The Asia travel retail slump was driven by ongoing subdued sentiment and lower conversion from Chinese consumers. Additionally, results suffered from a difficult comparison to the prior year due to the company’s resumption of replenishment orders in the fiscal 2024 third quarter and a strategic decision to reduce its exposure to reseller activity.

Retailer shifts in strategies toward more profitable duty-free business models in both South Korea and Mainland China [a reference to the move away from a reliance on the bulk daigou business referred to above] led to lower replenishment orders.
But the US beauty powerhouse said it had delivered “strategic progress”, and affirmed its fiscal 2026 outlook to restore positive sales growth and enhance operating profitability {we will bring you full analysis, including a close look at travel retail performance, after tonight’s earnings call}.
In a key development beginning with the fiscal 2026 first quarter,ELC will be reporting its fiscal 2026 and comparable fiscal 2025 results by geographic region under a new regional structure.
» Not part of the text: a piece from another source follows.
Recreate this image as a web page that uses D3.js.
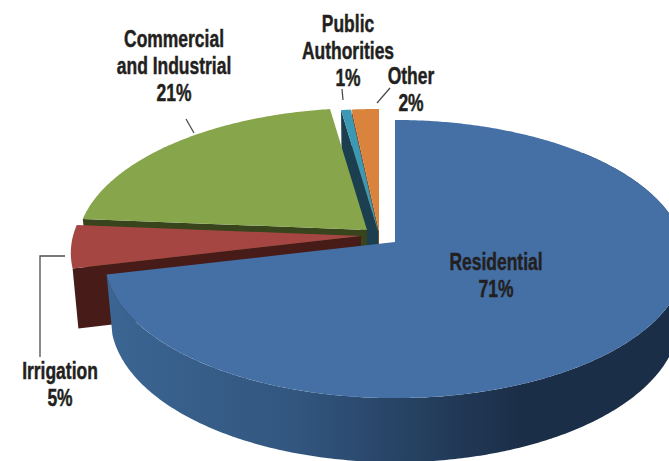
<!DOCTYPE html>
<html>
<head>
<meta charset="utf-8">
<script src="https://cdn.jsdelivr.net/npm/d3@7"></script>
<style>
  html, body { margin: 0; padding: 0; background: #fff; }
  svg { display: block; }
  .label { font-family: "Liberation Sans", sans-serif; font-weight: 700; font-size: 23px; fill: #231f20; stroke: #231f20; stroke-width: 0.45; text-anchor: middle; }
</style>
</head>
<body>
<div id="chart"></div>
<script>
// chart data
var categories = ["Residential", "Irrigation", "Commercial and Industrial", "Public Authorities", "Other"];
var percents = [71, 5, 21, 1, 2];
// wedge sizes as measured on the picture (printed percents are rounded)
var wedgeShares = [71.3, 5, 21.4, 0.6, 1.7];
var labelLines = [["Residential"], ["Irrigation"], ["Commercial", "and Industrial"], ["Public", "Authorities"], ["Other"]];

// set the dimensions of the graph
var svgWidth = 669;
var svgHeight = 461;

var svg = d3.select("#chart")
  .append("svg")
  .attr("width", svgWidth)
  .attr("height", svgHeight);

// disc projection: centre, radii, thickness and perspective
var center = {x: 395, y: 242};
var perspective = 0.1224;
var depth = 59;
var taper = 0.02;
var xScale = d3.scaleLinear().domain([-1, 1]).range([-288, 288]);
var yScale = d3.scaleLinear().domain([-1, 1]).range([-137, 137]);

// angle clockwise from 12 o'clock, r 0..1, level 0 = top face, 1 = bottom face
function project(angle, r, level) {
  var u = r * Math.sin(angle);
  var v = -r * Math.cos(angle);
  var s = 1 / (1 - v * perspective);
  var k = 1 - taper * level;
  return [xScale(u) * s * k, (yScale(v) * k + depth * level) * s];
}

function rim(a0, a1, level) {
  var n = Math.max(2, Math.ceil(Math.abs(a1 - a0) / 0.01));
  return d3.range(n + 1).map(function(i) {
    return project(a0 + (a1 - a0) * i / n, 1, level);
  });
}

var line = d3.line().curve(d3.curveLinear);

// styling per slice, same order as categories
var topColors = ["#4470a6", "#a54642", "#87a54b", "#3c99b5", "#d9833d"];
var faceColors = ["#1b2e47", "#461b18", "#38441c", "#1b3f4e", "#7f4a1f"];
var offsets = [[0, 0], [-34, -6], [-28, -12], [-17, -11], [-16, -11]];

var arcs = d3.pie().sort(null)(wedgeShares);

// wall shading for the big slice (gradient runs in the slice's own coordinates)
var grad = svg.append("defs").append("linearGradient")
  .attr("id", "wall")
  .attr("gradientUnits", "userSpaceOnUse")
  .attr("x1", 110 - center.x).attr("x2", 520 - center.x)
  .attr("y1", 0).attr("y2", 0);
grad.append("stop").attr("offset", "0").attr("stop-color", "#3b6592");
grad.append("stop").attr("offset", "0.45").attr("stop-color", "#32567f");
grad.append("stop").attr("offset", "1").attr("stop-color", "#1b2e47");

// back slices first, residential last so it covers the rest
var drawOrder = [4, 3, 2, 1, 0];

drawOrder.forEach(function(i) {
  var d = arcs[i];
  var g = svg.append("g")
    .attr("transform", "translate(" + (center.x + offsets[i][0]) + "," + (center.y + offsets[i][1]) + ")");

  if (i === 0) {
    // outer wall, only the part facing the viewer
    var wallTop = rim(Math.PI / 4, d.endAngle, 0);
    var wallBottom = rim(d.endAngle, Math.PI / 4, 1);
    g.append("path")
      .attr("d", line(wallTop.concat(wallBottom)) + "Z")
      .attr("fill", "url(#wall)");
  } else {
    // cut face along the start of the wedge
    g.append("path")
      .attr("d", line([
        project(d.startAngle, 0, 0),
        project(d.startAngle, 1, 0),
        project(d.startAngle, 1, 1),
        project(d.startAngle, 0, 1)
      ]) + "Z")
      .attr("fill", faceColors[i]);
  }

  // top face
  g.append("path")
    .attr("d", line([project(0, 0, 0)].concat(rim(d.startAngle, d.endAngle, 0))) + "Z")
    .attr("fill", topColors[i]);
});

// leader lines
var leaders = [
  [[186, 119], [194, 133]],
  [[65, 256], [40, 256], [40, 357]],
  [[342, 89], [343, 100]],
  [[390, 88], [377, 103]]
];
svg.selectAll("path.leader")
  .data(leaders)
  .enter()
  .append("path")
  .attr("class", "leader")
  .attr("d", function(d) { return line(d); })
  .attr("fill", "none")
  .attr("stroke", "#4d4d4f")
  .attr("stroke-width", 1.3);

// labels: centre x and first baseline per slice
var labelPos = [
  {x: 496, y: 270},
  {x: 60, y: 379},
  {x: 174, y: 47},
  {x: 348, y: 32},
  {x: 411, y: 84}
];
var lineStep = 27;
var textSqueeze = 0.76; // no condensed face installed

categories.forEach(function(name, i) {
  var text = svg.append("text")
    .attr("class", "label")
    .attr("transform", "translate(" + labelPos[i].x + "," + labelPos[i].y + ") scale(" + textSqueeze + ",1)");
  labelLines[i].concat(percents[i] + "%").forEach(function(t, j) {
    text.append("tspan")
      .attr("x", 0)
      .attr("y", j * lineStep)
      .text(t);
  });
});
</script>
</body>
</html>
The company’s four new geographic regions are:
- The Americas, including North America and Latin America
- Europe, the United Kingdom and Ireland and Emerging Markets (“EUKEM”), including the markets of the Company’s previously reported EMEA region, as well as the Southeast Asian Emerging Markets, which were previously reported in its Asia/Pacific region—Indonesia, Malaysia, the Philippines, Thailand, and Vietnam
- Asia/Pacific, including the company’s global travel retail business, which was previously reported in the EMEA region
- Mainland China, which was previously reported in the Company’s Asia/Pacific region, will now be reported as a separate region
President and CEO Stéphane de La Faverie said, “Having closed fiscal 2025 as expected, we remain wholly focused on continuing to execute our strategic vision of Beauty Reimagined with excellence.
“Despite continued volatility in the external environment, we embarked on fiscal 2026 with signs of momentum and confidence in our outlook to deliver organic sales growth this year after three years of declines and to begin rebuilding operating profitability in pursuit of a solid double-digit adjusted operating margin over the next few years.”
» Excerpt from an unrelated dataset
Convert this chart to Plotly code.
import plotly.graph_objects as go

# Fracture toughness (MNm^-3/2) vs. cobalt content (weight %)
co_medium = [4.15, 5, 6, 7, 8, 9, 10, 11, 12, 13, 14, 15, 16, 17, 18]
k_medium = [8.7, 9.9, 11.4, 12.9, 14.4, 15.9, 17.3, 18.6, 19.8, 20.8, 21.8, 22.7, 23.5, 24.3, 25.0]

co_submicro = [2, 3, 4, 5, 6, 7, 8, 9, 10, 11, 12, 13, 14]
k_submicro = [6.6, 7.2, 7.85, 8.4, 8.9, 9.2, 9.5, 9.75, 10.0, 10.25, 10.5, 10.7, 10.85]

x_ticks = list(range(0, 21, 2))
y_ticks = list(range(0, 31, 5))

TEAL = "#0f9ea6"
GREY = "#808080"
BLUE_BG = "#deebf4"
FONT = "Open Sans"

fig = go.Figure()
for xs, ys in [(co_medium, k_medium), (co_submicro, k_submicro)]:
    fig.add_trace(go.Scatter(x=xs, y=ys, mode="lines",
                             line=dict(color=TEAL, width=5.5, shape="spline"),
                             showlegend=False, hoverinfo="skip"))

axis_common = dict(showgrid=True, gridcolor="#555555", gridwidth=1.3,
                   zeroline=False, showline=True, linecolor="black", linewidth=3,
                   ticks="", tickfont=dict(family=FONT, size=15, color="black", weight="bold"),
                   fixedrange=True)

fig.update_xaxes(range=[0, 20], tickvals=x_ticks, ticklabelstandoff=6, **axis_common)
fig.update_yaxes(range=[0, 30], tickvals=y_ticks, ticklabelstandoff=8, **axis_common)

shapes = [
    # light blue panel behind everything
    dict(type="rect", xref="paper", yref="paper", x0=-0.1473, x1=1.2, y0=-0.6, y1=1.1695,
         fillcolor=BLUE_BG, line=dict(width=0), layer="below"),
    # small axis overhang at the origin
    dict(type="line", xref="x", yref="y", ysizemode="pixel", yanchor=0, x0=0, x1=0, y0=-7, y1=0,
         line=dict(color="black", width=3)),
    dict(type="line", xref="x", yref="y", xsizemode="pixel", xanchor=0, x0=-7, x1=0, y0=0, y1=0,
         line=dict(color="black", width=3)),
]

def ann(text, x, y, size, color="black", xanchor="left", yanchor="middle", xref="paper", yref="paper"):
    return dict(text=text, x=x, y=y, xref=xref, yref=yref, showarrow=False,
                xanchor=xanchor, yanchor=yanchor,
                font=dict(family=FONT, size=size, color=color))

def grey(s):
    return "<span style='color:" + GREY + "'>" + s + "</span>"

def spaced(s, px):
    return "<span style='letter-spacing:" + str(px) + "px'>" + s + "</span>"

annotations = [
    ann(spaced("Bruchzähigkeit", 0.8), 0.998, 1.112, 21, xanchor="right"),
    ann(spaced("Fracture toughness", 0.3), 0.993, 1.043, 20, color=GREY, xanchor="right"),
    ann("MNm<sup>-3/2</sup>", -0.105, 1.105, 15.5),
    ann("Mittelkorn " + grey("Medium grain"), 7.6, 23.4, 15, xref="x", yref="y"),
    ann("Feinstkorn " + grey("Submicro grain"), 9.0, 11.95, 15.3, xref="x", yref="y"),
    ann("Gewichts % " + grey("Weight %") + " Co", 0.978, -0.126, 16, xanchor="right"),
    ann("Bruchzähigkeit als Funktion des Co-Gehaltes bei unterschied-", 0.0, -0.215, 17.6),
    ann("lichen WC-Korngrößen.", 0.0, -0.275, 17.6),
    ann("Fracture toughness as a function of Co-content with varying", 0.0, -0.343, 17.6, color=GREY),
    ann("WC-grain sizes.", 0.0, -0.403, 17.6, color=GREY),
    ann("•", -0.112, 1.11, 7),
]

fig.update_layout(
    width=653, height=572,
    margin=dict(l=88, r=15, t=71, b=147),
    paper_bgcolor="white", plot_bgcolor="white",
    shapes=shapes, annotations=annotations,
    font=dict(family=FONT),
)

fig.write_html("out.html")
The group reported modestly encouraging progress in the key Mainland China market, where ELC share gains continued in fiscal Q4 2025 driven by every category and channel, led by La Mer and Tom Ford.
For the full year, the company also achieved share gains in every category across Mainland China, driven by La Mer and Le Labo.
The troubled Asian travel retail business (see factors mentioned above) drove a -12% year-on-year decline in skincare sales, primarily due to declines from Estée Lauder and La Mer.
Makeup sales (down -5% year-on-year) were also impact by the North Asia travel retail struggles. In particular, the Estée Lauder decrease, primarily driven by the decline in the face subcategory, reflected the challenges in Asia travel retail (despite sequential improvement in year-on-year net sales growth in the rest of the business in the fiscal 2025 fourth quarter).